Cities of the Plain: The End of the All-American Cowboys
This article analyzes Cormac McCarthy’s Cities of the Plain
(1998), the last installment of The Border Trilogy, and scrutinizes his
portraits of cowboy masculinity. Not only does the article consider
the way McCarthy deals with wounded masculinity and the adult
Western genre in the novel, but it also discusses how the protagonists,
John Grady and Billy, end their illusions concerning their cowboy
masculinity, as each comes to terms with the fact that the cowboy
lifestyle is based on a myth, and that there are no more frontiers in the
world for would-be cowboys to ride. McCarthy’s cowboy protagonists
must negotiate a West that is no longer the province of the cowboy
in the millennium, but rather the site of twentieth-century military
installations, large corporate ranches, and frightening modern-day
bureaucracies.

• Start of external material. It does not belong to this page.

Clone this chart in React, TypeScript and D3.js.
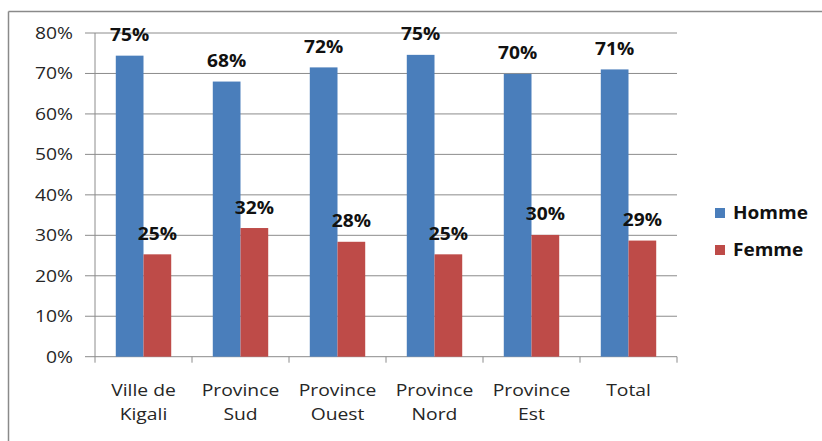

The key to survival in this vexed post-West world turns
out to be not adherence to the old regional myths and conventions—
no matter how attractive that might seem—but instead, a turn towards
healthier masculinities. While the cowboys’ epic journeys may evoke
a noble and masculine western tradition, as McCarthy illustrates, they
are doomed to fail because of the upheaval and displacement of the
community and culture in which such masculinities thrived.